Leo Igwe sent this piece from Canberra in Australia.
How can a challenge to “witches” to prove their powers work? According to your article, any claimants–successful or not–would be opening themselves up for persecution.
You are dealing with closed systems which self-validate, that cannot be broken into by rational thought from the outside. Like religious or secular belief systems, such as Nazism, Fascism and Communism, they construct edifices of thought around them and from within come all the proofs, validations and verifications necessary. As for proof from the outside, so to speak – the demand that they prove what they can do – I have heard it argued that the same person standing there in front of you is at the same time flying about on nefarious errands, but you cannot see him, so cunning is he – and so on. Such thought systems are immune to falsification (see Evans-Pritchard on the Azande) and they cannot agree to external hanging judges whose ethic of cognition is independent of ideological formations.

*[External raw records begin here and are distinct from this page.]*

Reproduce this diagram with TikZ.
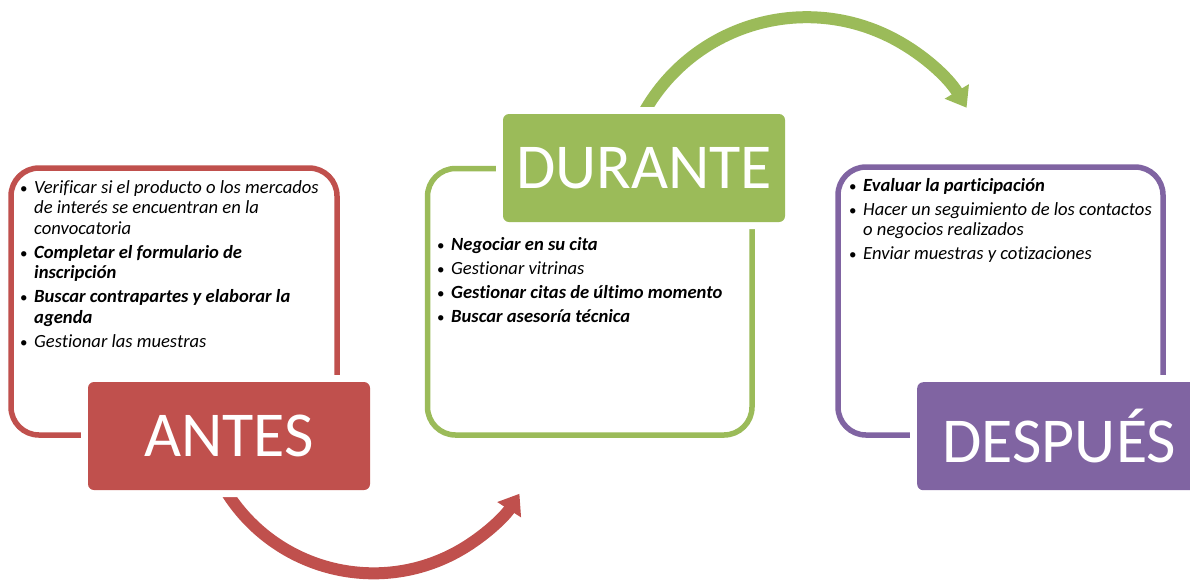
\documentclass[tikz,border=0pt]{standalone}
\usepackage{fontspec}
\setmainfont{Carlito}[Ligatures=NoCommon]
\usetikzlibrary{arrows.meta}
\definecolor{cred}{HTML}{C0504D}
\definecolor{cgreen}{HTML}{9BBB59}
\definecolor{cpurple}{HTML}{8064A2}
\newcommand\bitem[1]{\par\noindent\hangindent=14pt\hangafter=1\makebox[14pt][l]{\fontsize{15}{15}\selectfont •}#1}
\newcommand\itemblock[1]{\parbox[t]{360pt}{\fontsize{18.6}{20.5}\selectfont\parskip=3.6pt #1}}
\tikzset{
  frame/.style={draw=#1, line width=5.5pt, rounded corners=28pt, fill=none, inner sep=0pt},
  phasebox/.style={fill=#1, rounded corners=6pt, inner sep=0pt,
    preaction={draw=white, line width=14pt, rounded corners=6pt},
    text=white, font=\fontsize{64}{64}\selectfont},
  listtext/.style={anchor=base west, inner sep=0pt, text=black},
  cyclearrow/.style={draw=#1, line width=12pt, -{Triangle[length=19pt,width=27pt]}},
}
\begin{document}
\begin{tikzpicture}[x=1pt,y=-1pt]
\clip (0,0) rectangle (1190,579);
\fill[white] (0,0) rectangle (1190,579);
% frames
\node[frame=cred, minimum width=326pt, minimum height=267pt] (fa) at (174,301.5) {};
\node[frame=cgreen, minimum width=324.5pt, minimum height=266.5pt] (fd) at (589.75,301.75) {};
\node[frame=cpurple, minimum width=325pt, minimum height=268pt] (fp) at (1000.5,301) {};
% arrows
\coordinate (rc) at (373,400);
\coordinate (gc) at (807,204);
\draw[cyclearrow=cred] (rc) ++(150:173) arc[start angle=150, end angle=32.8, radius=173.6];
\draw[cyclearrow=cgreen] (gc) ++(-153.3:187) arc[start angle=-153.3, end angle=-31, radius=186.6];
% phase boxes
\node[phasebox=cred, minimum width=282pt, minimum height=108pt] (antes) at (229,436) {ANTES};
\node[phasebox=cgreen, minimum width=282pt, minimum height=108pt] (durante) at (644,168) {DURANTE};
\path (917,382) coordinate (dpnw);
\node[phasebox=cpurple, minimum width=284pt, minimum height=108pt, anchor=north west, text width=264pt, align=center] (despues) at (dpnw) {\hspace*{0pt}DESPUÉS};
% texts
\node[listtext] (ta) at (20,193) {\itemblock{%
\bitem{{\itshape Verificar si el producto o los mercados\newline de interés se encuentran en la\newline convocatoria}}
\bitem{{\bfseries\itshape Completar el formulario de\newline inscripción}}
\bitem{{\bfseries\itshape Buscar contrapartes y elaborar la\newline agenda}}
\bitem{{\itshape Gestionar las muestras}}}};
\node[listtext] (td) at (437,250) {\itemblock{%
\bitem{{\bfseries\itshape Negociar en su cita}}
\bitem{{\itshape Gestionar vitrinas}}
\bitem{{\bfseries\itshape Gestionar citas de último momento}}
\bitem{{\bfseries\itshape Buscar asesoría técnica}}}};
\node[listtext] (tp) at (849,191) {\itemblock{%
\bitem{{\bfseries\itshape Evaluar la participación}}
\bitem{{\itshape Hacer un seguimiento de los contactos\newline o negocios realizados}}
\bitem{{\itshape Enviar muestras y cotizaciones}}}};
\end{tikzpicture}
\end{document}
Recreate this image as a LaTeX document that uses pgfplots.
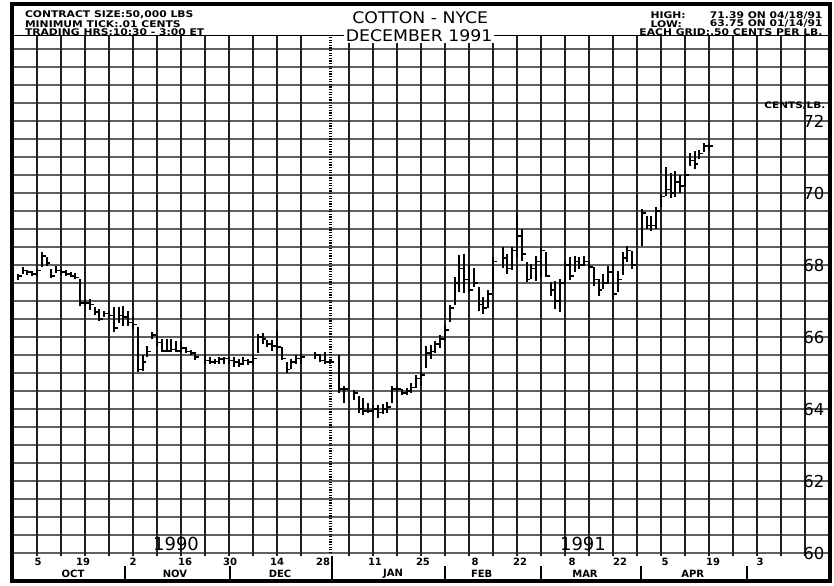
\documentclass[border=0pt]{standalone}
\usepackage{pgfplots}
\pgfplotsset{compat=1.18}
\usepackage{pgfplotstable}
\usepackage{fontspec}
\setmainfont{DejaVu Sans}
\newfontfamily\hdrfont[FakeStretch=1.17]{DejaVu Sans}
\newfontfamily\ttlfont[FakeStretch=1.08]{DejaVu Sans}

\pgfdeclareplotmark{closetick}{%
  \pgfpathmoveto{\pgfpoint{0pt}{0pt}}%
  \pgfpathlineto{\pgfpoint{3.8pt}{0pt}}%
  \pgfusepathqstroke}

% x = weeks after Fri 5 Oct 1990 (0.2 = one trading day); l = low, h = high, c = close (cents/lb)
\pgfplotstableread{
x l h c
-0.8 67.58 67.75 67.70
-0.6 67.75 67.95 67.85
-0.4 67.72 67.85 67.80
-0.2 67.70 67.82 67.75
0.0 67.68 67.90 67.85
0.2 67.95 68.35 68.25
0.4 67.98 68.22 68.05
0.6 67.65 67.90 67.70
0.8 67.78 67.98 67.85
1.0 67.72 67.90 67.80
1.2 67.70 67.85 67.75
1.4 67.66 67.80 67.70
1.6 67.62 67.78 67.65
1.8 66.85 67.60 66.95
2.0 66.85 67.05 66.95
2.2 66.75 67.06 66.90
2.4 66.60 66.83 66.70
2.6 66.45 66.78 66.50
2.8 66.55 66.73 66.65
3.0 66.50 66.73 66.60
3.2 66.15 66.83 66.25
3.4 66.38 66.83 66.60
3.6 66.32 66.87 66.55
3.8 66.32 66.73 66.40
4.0 66.23 66.55 66.35
4.2 65.02 66.27 65.10
4.4 65.07 65.49 65.30
4.6 65.44 65.76 65.60
4.8 65.95 66.13 66.05
5.0 65.76 66.04 65.85
5.2 65.58 65.95 65.62
5.4 65.58 65.95 65.62
5.6 65.58 65.95 65.65
5.8 65.58 65.90 65.62
6.0 65.58 65.90 65.70
6.2 65.55 65.72 65.60
6.4 65.49 65.64 65.55
6.6 65.35 65.58 65.45
7.0 65.26 65.50 65.35
7.2 65.26 65.44 65.30
7.4 65.26 65.40 65.32
7.6 65.26 65.44 65.38
7.8 65.26 65.44 65.40
8.0 65.26 65.44 65.35
8.2 65.16 65.44 65.30
8.4 65.16 65.40 65.25
8.6 65.21 65.44 65.35
8.8 65.21 65.40 65.30
9.0 65.21 65.49 65.40
9.2 65.55 66.09 66.00
9.4 65.82 66.10 65.95
9.6 65.72 65.92 65.80
9.8 65.62 65.92 65.75
10.0 65.67 66.18 65.72
10.2 65.35 65.72 65.40
10.4 65.00 65.30 65.10
10.6 65.12 65.40 65.30
10.8 65.26 65.49 65.40
11.0 65.26 65.53 65.45
11.6 65.40 65.58 65.50
11.8 65.30 65.53 65.35
12.0 65.26 65.58 65.30
12.2 65.25 65.38 65.30
12.6 64.44 65.51 64.55
12.8 64.17 64.63 64.55
13.2 64.26 64.54 64.45
13.4 63.89 64.35 64.00
13.6 63.84 64.31 63.95
13.8 63.89 64.17 63.95
14.0 63.89 64.12 64.00
14.2 63.75 64.12 63.90
14.4 63.85 64.15 64.00
14.6 63.90 64.20 64.05
14.8 64.17 64.63 64.55
15.0 64.50 64.63 64.55
15.2 64.40 64.55 64.45
15.4 64.40 64.58 64.50
15.6 64.44 64.72 64.60
15.8 64.58 64.95 64.85
16.0 64.67 65.04 64.95
16.2 65.14 65.74 65.55
16.4 65.40 65.78 65.60
16.6 65.55 65.88 65.80
16.8 65.69 66.05 65.95
17.0 65.90 66.34 66.20
17.2 66.43 66.89 66.80
17.4 66.89 67.68 67.50
17.6 67.26 68.28 67.90
17.8 67.22 68.32 67.60
18.0 67.26 68.00 67.30
18.2 67.38 67.93 67.50
18.4 66.73 67.38 66.90
18.6 66.65 67.10 66.80
18.8 66.80 67.30 67.20
19.0 67.33 68.21 68.10
19.4 67.93 68.50 68.20
19.6 67.76 68.30 67.90
19.8 67.85 68.50 68.40
20.0 68.21 69.41 68.80
20.2 68.12 69.00 68.30
20.4 67.52 68.08 67.60
20.6 67.61 68.03 67.90
20.8 67.57 68.26 68.10
21.0 67.66 68.49 68.40
21.2 67.66 68.35 67.70
21.4 67.15 67.52 67.30
21.6 66.78 67.57 67.00
21.8 66.69 67.61 67.50
22.0 67.47 68.12 68.00
22.2 67.57 68.21 67.70
22.4 67.80 68.26 68.10
22.6 67.89 68.21 68.00
22.8 67.98 68.26 68.10
23.0 67.89 68.08 67.95
23.2 67.43 67.94 67.60
23.4 67.15 67.61 67.30
23.6 67.34 67.75 67.50
23.8 67.47 67.98 67.80
24.0 67.06 68.03 67.20
24.2 67.24 67.84 67.60
24.4 67.71 68.35 68.20
24.6 68.08 68.54 68.40
24.8 67.89 68.40 68.00
25.2 68.54 69.55 69.45
25.4 69.00 69.37 69.10
25.6 68.95 69.35 69.10
25.8 69.00 69.60 69.50
26.0 69.60 69.97 69.90
26.2 69.92 70.71 70.10
26.4 69.85 70.55 70.00
26.6 69.90 70.60 70.30
26.8 70.00 70.50 70.20
27.0 70.20 70.60 70.50
27.2 70.75 71.12 70.90
27.4 70.66 71.17 70.80
27.6 70.95 71.20 71.10
27.8 71.15 71.39 71.30
28.0 71.20 71.35 71.30
}\bars

\begin{document}
\begin{tikzpicture}
\begin{axis}[
  width=818pt, height=545pt, scale only axis,
  xmin=-1.041667, xmax=33.041667, ymin=59.222222, ymax=74.361111,
  hide axis, clip=false,
  every node/.style={inner sep=0pt, outer sep=0pt},
]
% page extent
\path (axis cs:-1.541667,59.111111) rectangle (axis cs:33.208333,75.361111);
% horizontal grid, every 0.50 cent
\pgfplotsinvokeforeach{60,60.5,...,74}{%
  \draw[black!62, line width=2pt] (axis cs:-1.041667,#1) -- (axis cs:33.041667,#1);}
% vertical grid, every Friday
\pgfplotsinvokeforeach{-1,0,...,11}{%
  \draw[black!88, line width=2pt] (axis cs:#1,59.917) -- (axis cs:#1,74.361111);}
\pgfplotsinvokeforeach{13,14,...,32}{%
  \draw[black!88, line width=2pt] (axis cs:#1,59.917) -- (axis cs:#1,74.361111);}
% year change
\draw[line width=2.4pt, dash pattern=on 1.3pt off 1.3pt] (axis cs:12.229,60) -- (axis cs:12.229,74.361111);
% header separator
\draw[line width=1pt] (axis cs:-1.041667,74.361111) -- (axis cs:33.041667,74.361111);
% month boundaries
\pgfplotsinvokeforeach{3.667,8.042,17.0,21.0,25.167,29.583}{%
  \draw[line width=2pt] (axis cs:#1,59.64) -- (axis cs:#1,59.222222);}
\draw[line width=2pt] (axis cs:12.292,59.917) -- (axis cs:12.292,59.222222);
% frame
\draw[line width=4pt] (axis cs:-1.041667,59.222222) rectangle (axis cs:33.041667,75.25);

% day labels
\begin{scope}[every node/.append style={font=\bfseries\fontsize{10}{10}\selectfont}]
\node at (axis cs:0.042,59.75) {5};
\node at (axis cs:1.917,59.75) {19};
\node at (axis cs:4.0,59.75) {2};
\node at (axis cs:6.167,59.75) {16};
\node at (axis cs:8.042,59.75) {30};
\node at (axis cs:10.0,59.75) {14};
\node at (axis cs:11.917,59.75) {28};
\node at (axis cs:14.083,59.75) {11};
\node at (axis cs:16.083,59.75) {25};
\node at (axis cs:18.25,59.75) {8};
\node at (axis cs:20.125,59.75) {22};
\node at (axis cs:22.292,59.75) {8};
\node at (axis cs:24.292,59.75) {22};
\node at (axis cs:26.167,59.75) {5};
\node at (axis cs:28.167,59.75) {19};
\node at (axis cs:30.125,59.75) {3};
\node at (axis cs:1.5,59.416) {OCT};
\node at (axis cs:5.75,59.416) {NOV};
\node at (axis cs:10.125,59.416) {DEC};
\node at (axis cs:14.833,59.416) {JAN};
\node at (axis cs:18.529,59.416) {FEB};
\node at (axis cs:22.833,59.416) {MAR};
\node at (axis cs:27.321,59.416) {APR};
\end{scope}
% year labels
\node[font=\fontsize{18}{18}\selectfont] at (axis cs:5.792,60.25) {1990};
\node[font=\fontsize{18}{18}\selectfont] at (axis cs:22.75,60.25) {1991};
% price labels
\pgfplotsinvokeforeach{60,62,64,66,68,70,72}{%
  \node[anchor=east, font=\fontsize{16.5}{16.5}\selectfont] at (axis cs:32.958,#1) {#1};}
\node[anchor=east, font=\hdrfont\bfseries\fontsize{9}{9}\selectfont] at (axis cs:33.0,72.417) {CENTS/LB.};

% header
\begin{scope}[every node/.append style={font=\hdrfont\bfseries\fontsize{9.2}{9.2}\selectfont}]
\node[anchor=west] at (axis cs:-0.646,74.944) {CONTRACT SIZE:50,000 LBS};
\node[anchor=west] at (axis cs:-0.646,74.703) {MINIMUM TICK:.01 CENTS};
\node[anchor=west] at (axis cs:-0.646,74.472) {TRADING HRS:10:30 - 3:00 ET};
\node[anchor=west] at (axis cs:25.417,74.944) {HIGH:};
\node[anchor=west] at (axis cs:25.417,74.703) {LOW:};
\node[anchor=east] at (axis cs:32.875,74.944) {71.39 ON 04/18/91};
\node[anchor=east] at (axis cs:32.875,74.703) {63.75 ON 01/14/91};
\node[anchor=east] at (axis cs:32.875,74.472) {EACH GRID:.50 CENTS PER LB.};
\end{scope}
\node[font=\ttlfont\fontsize{16}{16}\selectfont] at (axis cs:15.97,74.861) {COTTON - NYCE};
\node[font=\ttlfont\fontsize{16}{16}\selectfont, fill=white, inner sep=1.5pt] at (axis cs:15.92,74.375) {DECEMBER 1991};

% daily high-low bars
\addplot[draw=none, mark=none,
  error bars/.cd, y dir=both, y explicit, error mark=none,
  error bar style={draw=black, line width=2pt, solid}]
  table[x=x, y expr={(\thisrow{h}+\thisrow{l})/2}, y error expr={(\thisrow{h}-\thisrow{l})/2}] {\bars};
% closing ticks
\addplot[black, only marks, mark=closetick, mark options={line width=1.7pt, solid}]
  table[x=x, y=c] {\bars};
\end{axis}
\end{tikzpicture}
\end{document}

I think there are social determinants of such belief systems and a multiplicity of variables therein have to be handled. In the 17th century people in England, church-going and god-fearing Protestants, believed in witchcraft and the malevolence of unseen powers. MacFarlane in his study of witchcraft linked the rise of Capitalism to an increase in the occurrence of witchcraft accusations. Where before in the old Medieval order there were institutions (manorial and religious) to cater for and help the dispossessed the new order saw would-be aspirants to fortune and wealth accumulation shake off the encumbrance of many dependents by accusing them of witchcraft. Situations are different but one thing they have in common is that the fact there are social determinants which lead to the development and prospering of witchcraft accusations. These need to be tackled. I am not at all sure that arguing at the level of intellectual ratiocination alone will solve the issue. It wont. Vigorous laws against such accusations are to be encouraged. Likewise to be encouraged, is a more profound analysis of the structure of such societies, in which witchcraft accusations dominate the politics of culture and articulate relationships of power.